Every day we as leaders or managers have a multitude of decisions to make. Some we mull over, some need more information, some require consultation with others, and some we make on the spot. How do we make those decisions? What drives us to think about it or to take the dive and go for it?
I have a mostly logical way of deciding how to tackle each specific decision process. Although, sometimes I trust my gut feeling.
For this post I want to look at decisions that have multiple options, not simply yes / no decisions. For example, how do you evaluate which market segments you will strategically target in the next 3 years. The options could be
- all of them
- geographical specific (continent, region, country): eg
- US only
- Western Europe
- Latin America
- language dependent (individual or country)
- median income (individual or regional)
- specific target groups, eg:
- technology savvy people
- energy conscious people / countries
- independent travellers
- specific business types, eg:
- government agencies
- small businesses
The list goes on and on and is a simple example of complex choices. I actually made it already easier to see one thing that helps towards the decision making process:
By clustering options together we do 2 things. First, we make it clearer what this cluster means. The different choices open our eyes and make us understand how you can cut and slice the market. Secondly, we can match categories to our products and services. Not all categories will make sense to our operation. And (and this is an important and) we can match categories to what our customers expect from us and understand about our products and services. The categories we choose must match how our customers see the world for this product or service. If they wouldn’t understand why this and not that, we chose the wrong categories for identifying the target market.

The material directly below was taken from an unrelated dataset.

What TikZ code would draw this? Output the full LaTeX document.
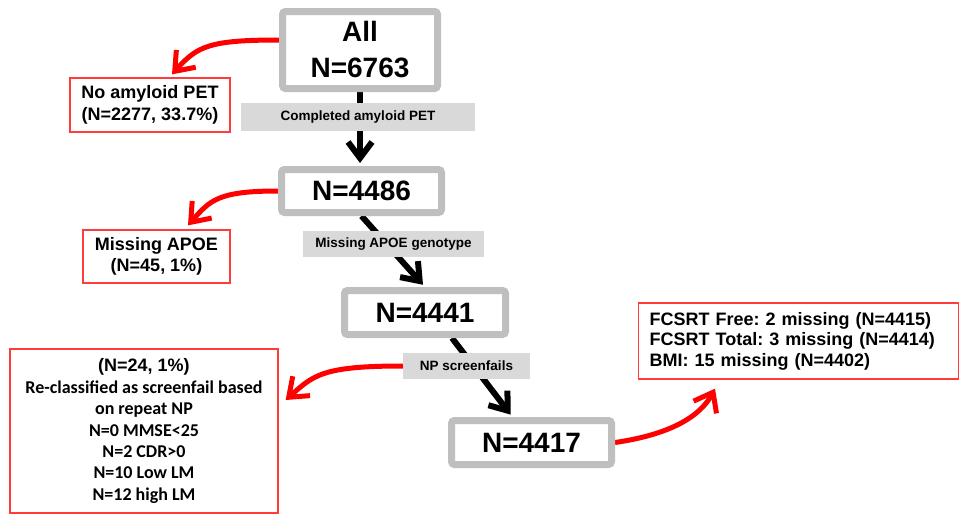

Sometimes categories do not apply for the decision making process. If we have half a dozen options we must use a different approach to come to a conclusion. Most effectively is to remove the least likely options. That is assuming that not a single option stands out as the logical choice. So I use a simple 3 step process:
- identify a single clear winner
- remove the least likely option (could be 2 options)
- if more than 2 options remain go back to 1.
The reduction process may not work in all cases. We could find it hard to distinguish between options. Let’s say I’m looking to move to a new city. I have done some initial research about the local neighbourhoods and am pretty clear about my needs (eg., primary school, sports club, public transport). There are still 5 areas that fit. Nothing stands out on the positive or negative side. In these cases we need to add a real feel or some tangible items to it. Let’s say I could talk to some people in the neighbourhood, visit the school, and watch the sports team. When I like an area I could rent a house and train with the team. The same process is employed by market researchers. They explore a specific market and create pretty charts. Those charts are good but they become real when the comments people made are reported on top of them.
How many choices do you have? More choices create a more complex decision making process. It takes longer to separate the good from the not so good options. It is harder to identify the best choice due to obscurity. Hence it is important to cut away the options. If you have more than 10 options use categories and cluster your choices. Then run through a reduction process and add tangible effects to your top choices. This will help to identify a winner or set of winners.